▼

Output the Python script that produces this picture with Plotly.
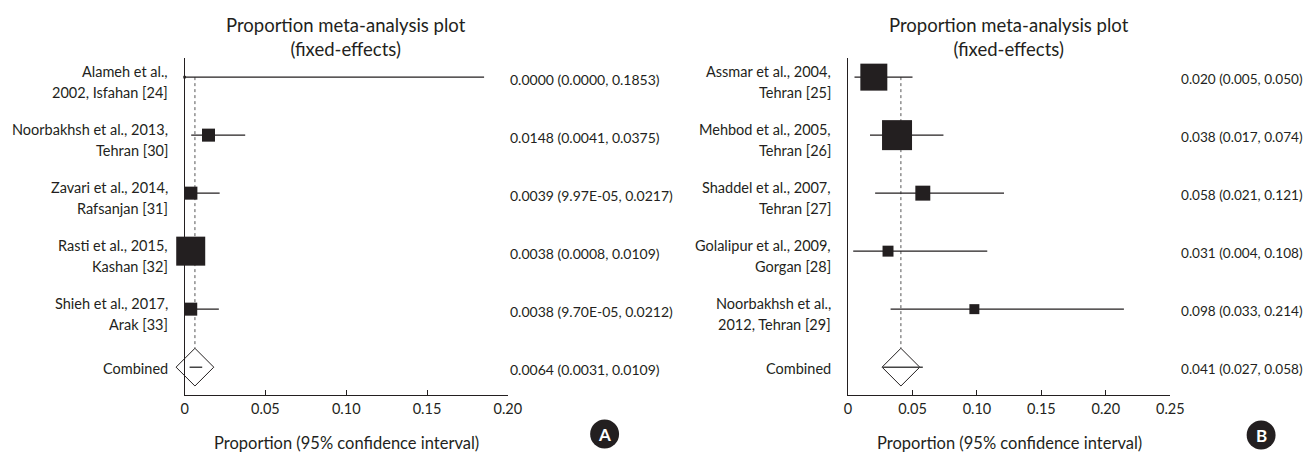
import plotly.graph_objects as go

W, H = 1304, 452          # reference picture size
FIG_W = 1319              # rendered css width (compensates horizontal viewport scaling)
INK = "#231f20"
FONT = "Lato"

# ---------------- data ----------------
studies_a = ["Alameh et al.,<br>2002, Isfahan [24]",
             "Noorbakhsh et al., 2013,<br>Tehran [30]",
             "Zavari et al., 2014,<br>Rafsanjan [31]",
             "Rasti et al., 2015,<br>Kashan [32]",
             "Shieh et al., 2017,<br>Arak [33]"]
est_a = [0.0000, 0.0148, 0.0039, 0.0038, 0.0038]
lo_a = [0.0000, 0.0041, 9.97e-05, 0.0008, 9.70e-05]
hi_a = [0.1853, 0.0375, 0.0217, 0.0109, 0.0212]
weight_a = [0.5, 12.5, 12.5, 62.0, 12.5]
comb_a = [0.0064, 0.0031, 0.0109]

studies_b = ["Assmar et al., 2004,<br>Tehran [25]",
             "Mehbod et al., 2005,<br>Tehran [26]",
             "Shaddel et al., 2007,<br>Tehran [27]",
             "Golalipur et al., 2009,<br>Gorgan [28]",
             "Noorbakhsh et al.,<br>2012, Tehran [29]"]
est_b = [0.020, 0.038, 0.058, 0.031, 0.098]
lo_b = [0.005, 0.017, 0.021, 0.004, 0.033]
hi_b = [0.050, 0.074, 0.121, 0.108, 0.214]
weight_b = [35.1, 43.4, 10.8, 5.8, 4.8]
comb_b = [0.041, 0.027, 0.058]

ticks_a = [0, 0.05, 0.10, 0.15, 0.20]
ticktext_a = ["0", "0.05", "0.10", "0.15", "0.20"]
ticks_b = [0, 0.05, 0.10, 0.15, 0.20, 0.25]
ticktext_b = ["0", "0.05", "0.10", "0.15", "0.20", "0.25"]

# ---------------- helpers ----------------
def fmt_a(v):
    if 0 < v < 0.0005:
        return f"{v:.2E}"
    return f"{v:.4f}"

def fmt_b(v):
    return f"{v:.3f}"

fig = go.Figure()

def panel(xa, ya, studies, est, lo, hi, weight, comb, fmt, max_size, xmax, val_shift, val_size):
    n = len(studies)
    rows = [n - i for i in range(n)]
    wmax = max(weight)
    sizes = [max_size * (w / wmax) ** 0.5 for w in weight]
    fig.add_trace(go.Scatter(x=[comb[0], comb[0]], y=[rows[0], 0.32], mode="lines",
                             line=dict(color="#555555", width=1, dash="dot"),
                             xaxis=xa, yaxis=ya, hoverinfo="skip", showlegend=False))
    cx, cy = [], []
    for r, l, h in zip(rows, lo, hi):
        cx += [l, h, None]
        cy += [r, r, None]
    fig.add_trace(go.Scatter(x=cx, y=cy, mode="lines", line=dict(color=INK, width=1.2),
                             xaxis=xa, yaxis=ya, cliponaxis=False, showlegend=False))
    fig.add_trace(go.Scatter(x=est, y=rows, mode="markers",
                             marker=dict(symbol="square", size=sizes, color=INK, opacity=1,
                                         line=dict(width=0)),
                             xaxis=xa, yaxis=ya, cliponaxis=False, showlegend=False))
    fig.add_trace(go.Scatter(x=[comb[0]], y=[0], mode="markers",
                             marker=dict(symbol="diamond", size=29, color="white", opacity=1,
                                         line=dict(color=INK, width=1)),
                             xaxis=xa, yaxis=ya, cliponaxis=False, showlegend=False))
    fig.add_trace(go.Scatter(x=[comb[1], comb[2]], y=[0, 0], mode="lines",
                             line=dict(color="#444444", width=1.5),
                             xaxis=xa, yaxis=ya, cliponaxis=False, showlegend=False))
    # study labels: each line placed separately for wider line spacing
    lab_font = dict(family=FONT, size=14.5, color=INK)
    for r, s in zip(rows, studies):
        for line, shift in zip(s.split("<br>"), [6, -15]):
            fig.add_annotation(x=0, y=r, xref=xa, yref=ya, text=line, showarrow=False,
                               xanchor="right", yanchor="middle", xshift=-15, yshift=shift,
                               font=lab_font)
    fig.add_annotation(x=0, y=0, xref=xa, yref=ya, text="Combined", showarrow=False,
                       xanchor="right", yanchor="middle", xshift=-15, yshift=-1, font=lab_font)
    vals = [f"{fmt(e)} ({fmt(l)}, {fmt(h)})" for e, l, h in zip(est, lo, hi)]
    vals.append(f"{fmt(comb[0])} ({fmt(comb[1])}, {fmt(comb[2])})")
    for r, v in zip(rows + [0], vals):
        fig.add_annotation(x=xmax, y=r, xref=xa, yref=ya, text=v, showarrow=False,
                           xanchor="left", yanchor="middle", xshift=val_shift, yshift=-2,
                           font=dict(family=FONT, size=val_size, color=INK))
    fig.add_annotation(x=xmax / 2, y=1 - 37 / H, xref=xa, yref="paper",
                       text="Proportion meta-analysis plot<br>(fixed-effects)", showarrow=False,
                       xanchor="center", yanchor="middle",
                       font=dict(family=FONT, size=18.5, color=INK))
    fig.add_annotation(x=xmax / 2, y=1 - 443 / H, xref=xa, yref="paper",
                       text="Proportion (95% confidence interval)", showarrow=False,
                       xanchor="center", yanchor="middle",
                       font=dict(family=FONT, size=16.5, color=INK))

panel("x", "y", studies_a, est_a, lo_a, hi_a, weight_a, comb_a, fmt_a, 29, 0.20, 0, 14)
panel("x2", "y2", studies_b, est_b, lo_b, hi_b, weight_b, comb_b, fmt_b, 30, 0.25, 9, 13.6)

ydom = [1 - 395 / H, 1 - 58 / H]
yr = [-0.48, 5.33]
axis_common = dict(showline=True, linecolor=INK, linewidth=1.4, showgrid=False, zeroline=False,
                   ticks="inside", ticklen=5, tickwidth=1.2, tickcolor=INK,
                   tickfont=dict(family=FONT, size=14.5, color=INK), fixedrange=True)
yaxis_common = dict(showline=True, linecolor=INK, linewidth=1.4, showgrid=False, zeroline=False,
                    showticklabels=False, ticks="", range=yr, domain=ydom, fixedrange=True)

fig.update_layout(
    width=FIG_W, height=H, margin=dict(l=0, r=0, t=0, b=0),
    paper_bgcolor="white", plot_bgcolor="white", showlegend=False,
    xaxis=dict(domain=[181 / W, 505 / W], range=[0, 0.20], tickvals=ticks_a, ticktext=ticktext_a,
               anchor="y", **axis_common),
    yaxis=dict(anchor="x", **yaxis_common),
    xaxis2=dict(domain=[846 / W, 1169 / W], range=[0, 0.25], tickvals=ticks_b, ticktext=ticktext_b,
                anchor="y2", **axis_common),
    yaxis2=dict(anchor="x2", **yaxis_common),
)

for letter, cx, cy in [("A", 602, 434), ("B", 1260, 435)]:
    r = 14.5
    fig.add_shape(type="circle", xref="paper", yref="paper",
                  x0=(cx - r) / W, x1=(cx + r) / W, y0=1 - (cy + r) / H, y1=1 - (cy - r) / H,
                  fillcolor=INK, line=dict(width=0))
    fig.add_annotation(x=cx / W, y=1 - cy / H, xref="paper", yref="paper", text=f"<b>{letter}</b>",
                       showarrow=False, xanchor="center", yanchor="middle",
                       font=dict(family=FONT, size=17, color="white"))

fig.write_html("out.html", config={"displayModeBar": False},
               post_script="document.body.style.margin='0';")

▲
▼

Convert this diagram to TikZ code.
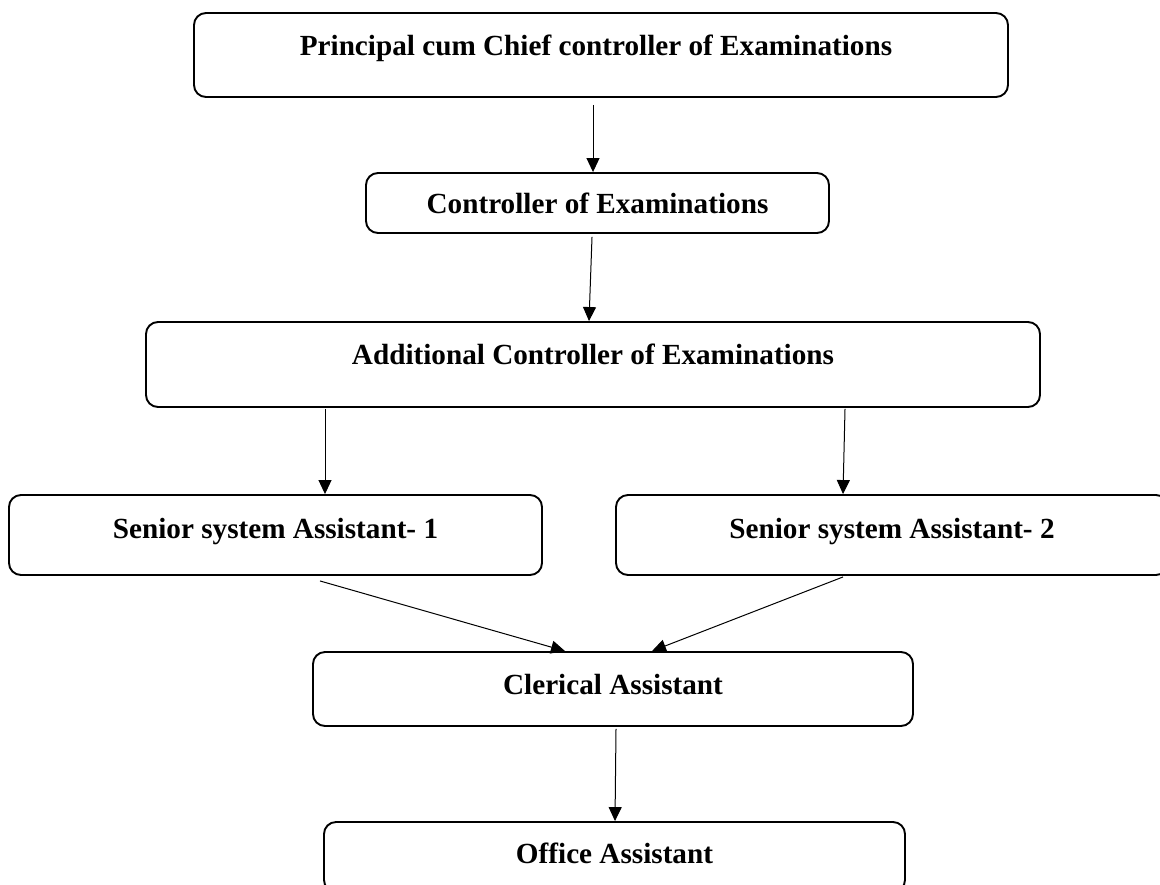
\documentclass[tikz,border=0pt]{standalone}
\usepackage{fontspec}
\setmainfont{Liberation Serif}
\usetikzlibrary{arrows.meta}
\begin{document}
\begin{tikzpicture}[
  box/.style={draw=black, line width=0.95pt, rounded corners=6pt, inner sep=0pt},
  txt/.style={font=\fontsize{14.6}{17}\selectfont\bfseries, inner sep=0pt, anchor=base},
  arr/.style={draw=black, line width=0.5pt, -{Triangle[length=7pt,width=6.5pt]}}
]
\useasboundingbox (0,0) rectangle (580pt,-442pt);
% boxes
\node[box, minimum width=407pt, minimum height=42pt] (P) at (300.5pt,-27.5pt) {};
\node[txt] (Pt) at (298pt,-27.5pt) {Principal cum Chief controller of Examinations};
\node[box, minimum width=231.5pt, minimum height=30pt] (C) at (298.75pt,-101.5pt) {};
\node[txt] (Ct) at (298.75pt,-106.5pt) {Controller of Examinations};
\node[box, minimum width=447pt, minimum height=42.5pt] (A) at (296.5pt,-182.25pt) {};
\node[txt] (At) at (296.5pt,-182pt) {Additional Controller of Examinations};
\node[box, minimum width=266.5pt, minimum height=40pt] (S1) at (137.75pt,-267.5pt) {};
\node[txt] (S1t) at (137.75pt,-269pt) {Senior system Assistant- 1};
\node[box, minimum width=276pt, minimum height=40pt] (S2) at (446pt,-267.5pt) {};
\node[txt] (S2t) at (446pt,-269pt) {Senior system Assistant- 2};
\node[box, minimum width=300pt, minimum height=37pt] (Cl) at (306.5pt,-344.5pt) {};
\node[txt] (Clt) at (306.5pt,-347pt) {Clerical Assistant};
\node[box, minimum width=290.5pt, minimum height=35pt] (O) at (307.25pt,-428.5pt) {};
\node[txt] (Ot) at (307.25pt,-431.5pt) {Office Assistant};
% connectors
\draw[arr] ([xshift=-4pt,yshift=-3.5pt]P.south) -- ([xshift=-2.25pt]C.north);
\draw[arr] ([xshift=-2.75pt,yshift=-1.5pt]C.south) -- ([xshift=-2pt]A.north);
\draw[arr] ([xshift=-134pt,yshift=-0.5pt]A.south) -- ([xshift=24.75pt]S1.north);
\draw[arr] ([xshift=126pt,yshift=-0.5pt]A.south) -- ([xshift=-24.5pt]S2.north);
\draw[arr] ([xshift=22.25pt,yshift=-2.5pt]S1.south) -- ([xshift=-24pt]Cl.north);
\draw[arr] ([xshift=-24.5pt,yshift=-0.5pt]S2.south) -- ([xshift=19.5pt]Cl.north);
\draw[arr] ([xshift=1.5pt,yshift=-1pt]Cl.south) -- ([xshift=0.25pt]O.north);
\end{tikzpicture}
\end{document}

▲
▼

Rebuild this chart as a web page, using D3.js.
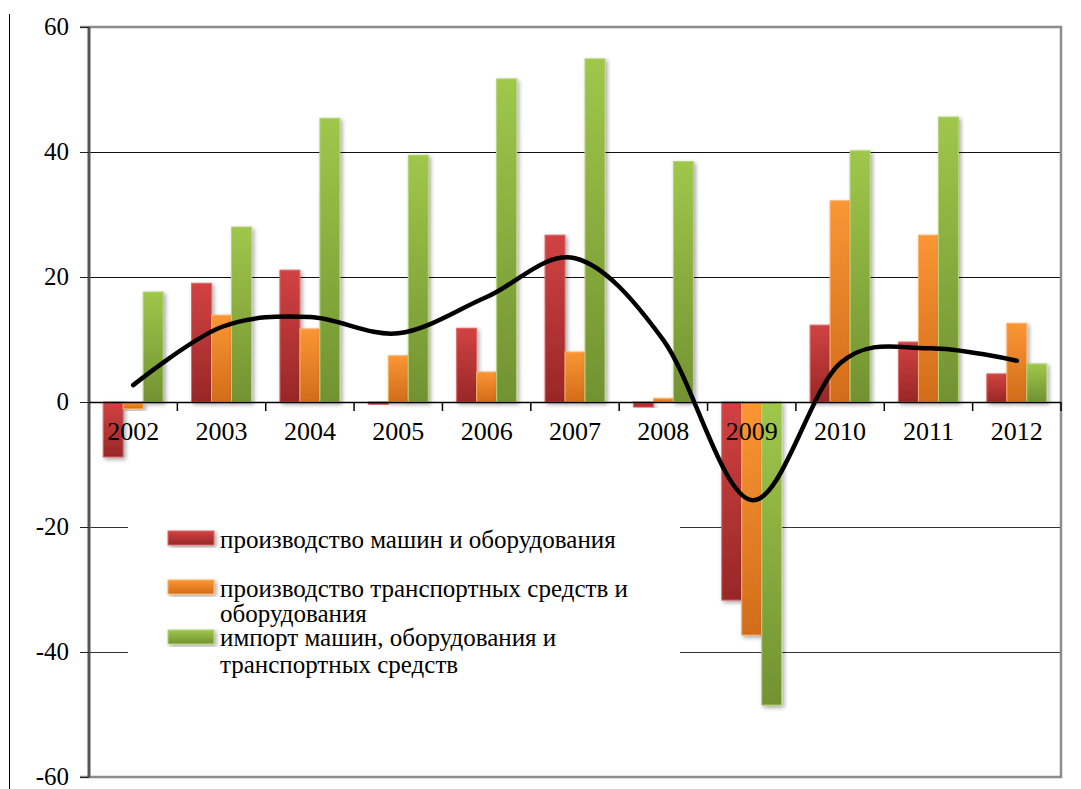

▲

▸ To be done
Which lines hold the word "this"? Copy each of them from the records.

▸ Problem solution
Output the Python script that produces this picture with Plotly.
Convert this diagram to TikZ code.
Rebuild this chart as a web page, using D3.js.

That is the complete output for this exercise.